The Muralles de Ávila are most deserving of UNESCO World Heritage Site distinction. The massive size and the fact that it is complete is remarkable. The wall is beautiful and can be seen best in its entirety from a distance. The best photographic views are during day but visually romantic after dark.
At the best vantage point called Los Cuatro Postes, we saw an art class drawing the wall and then noted that there was an art school with glass windows for viewing. Amazing for those students!
I noticed that the children’s toys consisted of shields, armor, wooden swords and crossbows. I imagine that kids play “Storm the Castle” like Americans might play “Cowboys and Indians.”

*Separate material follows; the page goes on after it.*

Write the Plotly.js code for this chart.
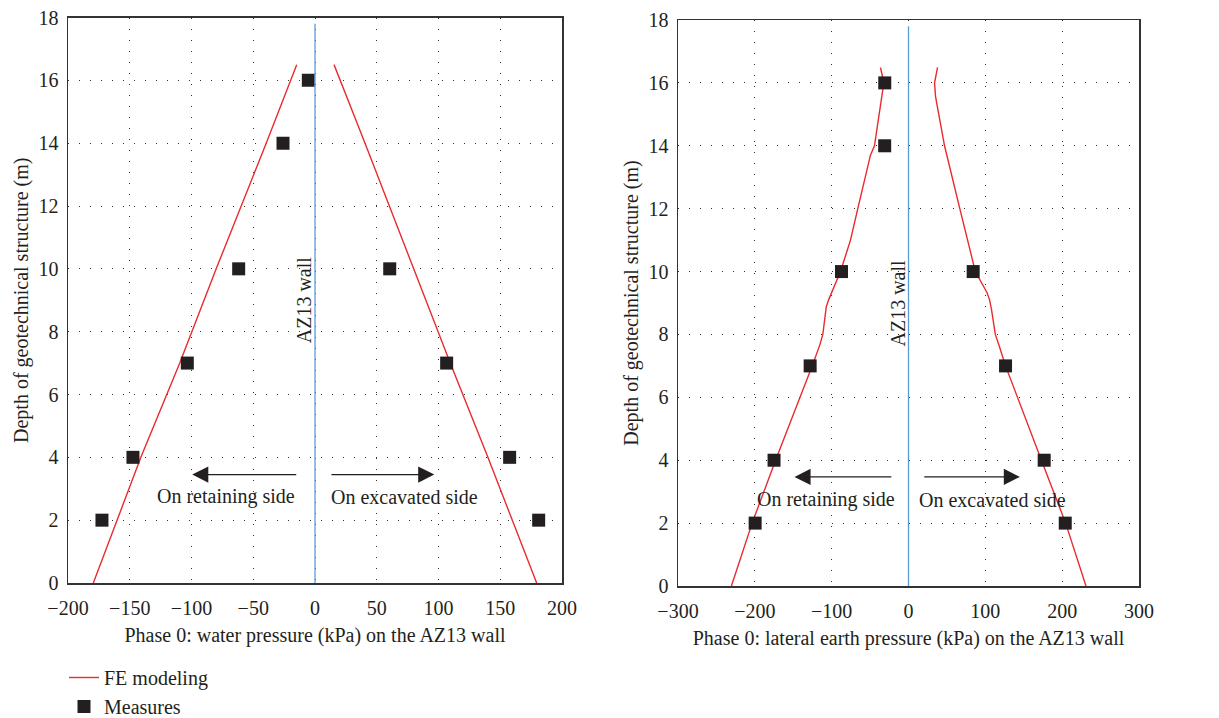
<!DOCTYPE html>
<html>
<head>
<meta charset="utf-8">
<script src="https://cdn.plot.ly/plotly-3.0.1.min.js"></script>
<style>html,body{margin:0;padding:0;background:#fff;}#chart{width:1219px;height:718px;}</style>
</head>
<body>
<div id="chart"></div>
<script>
// ---- Left panel: water pressure ----
const waterFeRetDepth = [0, 2, 4, 7, 10, 14, 16.5];
const waterFeRetP     = [-179.5, -160.5, -141, -109.5, -80, -39.5, -14.8];
const waterFeExcDepth = [0, 2, 4, 7, 10, 14, 16.5];
const waterFeExcP     = [179.5, 159.8, 140, 109.5, 80, 40.5, 15.4];
const waterMeasRetDepth = [16, 14, 10, 7, 4, 2];
const waterMeasRetP     = [-5.4, -25.9, -61.8, -103.4, -147.4, -172.5];
const waterMeasExcDepth = [10, 7, 4, 2];
const waterMeasExcP     = [60.5, 106.6, 157.6, 181.1];

// ---- Right panel: lateral earth pressure ----
const earthFeRetDepth = [0, 2, 4, 6, 7, 7.66, 8, 8.88, 9.1, 10, 11, 12, 13.7, 14, 16, 16.49];
const earthFeRetP     = [-230.5, -203.5, -173, -140.6, -125.4, -115.5, -111.5, -107, -104, -88.5, -75.5, -66, -49.5, -44.3, -32.1, -36.5];
const earthFeExcDepth = [0, 2, 4, 6, 7, 7.6, 8, 8.8, 9.1, 9.32, 10, 12, 13.7, 14, 15.56, 16, 16.49];
const earthFeExcP     = [231, 204.5, 173, 141.5, 126.3, 118.5, 113, 108, 105.5, 102.4, 87, 66.8, 49.5, 46.9, 35.2, 33.9, 37.8];
const earthMeasRetDepth = [16, 14, 10, 7, 4, 2];
const earthMeasRetP     = [-30.9, -31, -87.2, -128, -175, -199.6];
const earthMeasExcDepth = [10, 7, 4, 2];
const earthMeasExcP     = [84.2, 126.3, 176.6, 204];

// ---- axes / labels ----
const waterTicks = [-200, -150, -100, -50, 0, 50, 100, 150, 200];
const earthTicks = [-300, -200, -100, 0, 100, 200, 300];
const depthTicks = [0, 2, 4, 6, 8, 10, 12, 14, 16, 18];
const wallLabel = "AZ13 wall";
const wallTop = 17.8, wallBottom = -0.15;
const legendNames = ["FE modeling", "Measures"];

const RED = "#ea2a2f", DARK = "#231f20", BLUE = "#5b9bd5";
const FONT = "Liberation Serif, Times New Roman, serif";
const FS = 20;

function feTrace(x, y, xa, ya, show) {
  return {x: x, y: y, xaxis: xa, yaxis: ya, type: "scatter", mode: "lines",
    line: {color: RED, width: 1.4}, name: legendNames[0], legendgroup: "fe",
    showlegend: show, hoverinfo: "skip"};
}
function measTrace(x, y, xa, ya, show) {
  return {x: x, y: y, xaxis: xa, yaxis: ya, type: "scatter", mode: "markers",
    marker: {symbol: "square", size: 13, color: DARK}, name: legendNames[1],
    legendgroup: "m", showlegend: show, hoverinfo: "skip"};
}

const data = [
  feTrace(waterFeRetP, waterFeRetDepth, "x", "y", true),
  feTrace(waterFeExcP, waterFeExcDepth, "x", "y", false),
  feTrace(earthFeRetP, earthFeRetDepth, "x2", "y2", false),
  feTrace(earthFeExcP, earthFeExcDepth, "x2", "y2", false),
  measTrace(waterMeasRetP, waterMeasRetDepth, "x", "y", true),
  measTrace(waterMeasExcP, waterMeasExcDepth, "x", "y", false),
  measTrace(earthMeasRetP, earthMeasRetDepth, "x2", "y2", false),
  measTrace(earthMeasExcP, earthMeasExcDepth, "x2", "y2", false)
];

function xAxis(range, ticks, domain, title, anchor) {
  return {domain: domain, range: range, tickvals: ticks, anchor: anchor,
    showline: true, mirror: true, linecolor: "#333", linewidth: 1.5,
    showgrid: true, gridcolor: "#333", gridwidth: 1, griddash: "1px,10px",
    zeroline: false, ticks: "", ticklabelstandoff: 6,
    tickfont: {family: FONT, size: FS, color: DARK},
    title: {text: title, font: {family: FONT, size: FS, color: DARK}, standoff: 10},
    automargin: false};
}
function yAxis(domain, anchor) {
  return {domain: domain, range: [0, 18], tickvals: depthTicks, anchor: anchor,
    showline: true, mirror: true, linecolor: "#333", linewidth: 1.5,
    showgrid: true, gridcolor: "#333", gridwidth: 1, griddash: "1px,10px",
    zeroline: false, ticks: "", ticklabelstandoff: 4,
    tickfont: {family: FONT, size: FS, color: DARK},
    title: {text: "Depth of geotechnical structure (m)", font: {family: FONT, size: FS, color: DARK}, standoff: 4},
    automargin: false};
}

const W = 1219, H = 718;
const layout = {
  width: W, height: H,
  margin: {l: 0, r: 0, t: 0, b: 0, autoexpand: false},
  paper_bgcolor: "#fff", plot_bgcolor: "#fff",
  font: {family: FONT, size: FS, color: DARK},
  xaxis: xAxis([-200, 200], waterTicks, [68/W, 562/W], "Phase 0: water pressure (kPa) on the AZ13 wall", "y"),
  yaxis: yAxis([1 - 583/H, 1 - 17.5/H], "x"),
  xaxis2: xAxis([-300, 300], earthTicks, [678/W, 1139/W], "Phase 0: lateral earth pressure (kPa) on the AZ13 wall", "y2"),
  yaxis2: yAxis([1 - 586/H, 1 - 20/H], "x2"),
  showlegend: true,
  legend: {x: 64/W, y: 1 - 658/H, xanchor: "left", yanchor: "top", orientation: "v",
    bgcolor: "rgba(0,0,0,0)", font: {family: FONT, size: FS, color: DARK}, tracegroupgap: 0, itemwidth: 30},
  shapes: [
    {type: "line", xref: "x", yref: "y", x0: 0, x1: 0, y0: wallBottom, y1: wallTop, line: {color: BLUE, width: 1.3}},
    {type: "line", xref: "x2", yref: "y2", x0: 0, x1: 0, y0: wallBottom, y1: wallTop, line: {color: BLUE, width: 1.3}}
  ],
  annotations: []
};

function sideNotes(xa, ya, retTail, retHead, excTail, excHead, arrY, retTextX, excTextX, textY) {
  const A = [];
  A.push({xref: xa, yref: ya, axref: xa, ayref: ya, x: retHead, y: arrY, ax: retTail, ay: arrY,
    showarrow: true, arrowhead: 2, arrowsize: 2.3, arrowwidth: 1.4, arrowcolor: DARK, text: ""});
  A.push({xref: xa, yref: ya, axref: xa, ayref: ya, x: excHead, y: arrY, ax: excTail, ay: arrY,
    showarrow: true, arrowhead: 2, arrowsize: 2.3, arrowwidth: 1.4, arrowcolor: DARK, text: ""});
  A.push({xref: xa, yref: ya, x: retTextX, y: textY, text: "On retaining side", showarrow: false,
    font: {family: FONT, size: FS, color: DARK}});
  A.push({xref: xa, yref: ya, x: excTextX, y: textY, text: "On excavated side", showarrow: false,
    font: {family: FONT, size: FS, color: DARK}});
  A.push({xref: xa, yref: ya, x: 0, y: 9.0, text: wallLabel, textangle: -90, showarrow: false,
    xshift: -11, font: {family: FONT, size: FS, color: DARK}});
  return A;
}
layout.annotations = layout.annotations.concat(
  sideNotes("x", "y", -14, -99.4, 12.1, 96.6, 3.45, -72, 72.5, 2.75),
  sideNotes("x2", "y2", -20.4, -148.4, 18.6, 145, 3.47, -108, 109.4, 2.74)
);

Plotly.newPlot("chart", data, layout, {displayModeBar: false, staticPlot: true});
</script>
</body>
</html>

Educational Portion of the Post
This wall or battlement has innies called crenels and outies called merlons. Sometimes a merlon has a slit for shooting arrows. The entire decorative effect is called crenellation as seen as decoration on Roman togas. The purpose of the wall is to protect the city from hostile invaders. I am pretty sure that this wall must be President Trump’s inspiration.
A turret is a small tower that projects vertically from a wall. It may or may not have a staircase. Most of the ones in Ávila had staircases yet thankfully some of the doorways were blocked off. We ascended them all!!
If there is a rock, a wall, a staircase, or a mountain, we WILL be climbing it. Rob’s theme song: “Climb EVERY mountain.”